For more than a century the comic book has been one of our most familiar, yet least appreciated popular art forms. As vehemently criticized as it is passionately defended, it has evolved from humble beginnings into a graphically sophisticated and culturally revealing medium.
At a time when vintage comics are fetching huge prices at auction, this book traces the history of the medium from comic papers for kids, through the underground ""comix"" movements of the 1960s and '70s, to the glossy book-format ""graphic novels"" of today.
Organized thematically, it investigates comic art's varied genres - including humour, adventure, underground and alternative - and charts the rise, fall and rise of the medium. In so doing, Roger Sabin highlights the careers of the creators behind some of the best-known characters in modern fiction - from Superman to Sid the Sexist, Tintin to Tank Girl.
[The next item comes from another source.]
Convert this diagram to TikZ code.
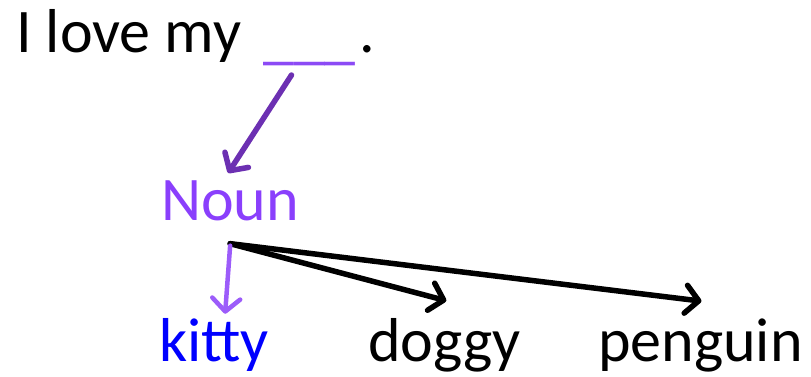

He examines not only the stars and ""first wave"" of comic art but also the names who are currently providing comics with a new lease of life, taking such familiar material as the manic clowning of Leo Baxendate (""The Beano""), the observational adventure of Frank Hampson (""Eagle""), the bombastic power-plays of Jack Kirby (""The Incredible Hulk"") and the underground scatology of Robert Crumb (""Zap""), as well as less well-known themes and names: the surreal 1950s retro of Dan Cloves (""Eightball""), the gothic superheroics of Todd McFarlane (""Spawn""), the inspired lunacy of Chris Donald.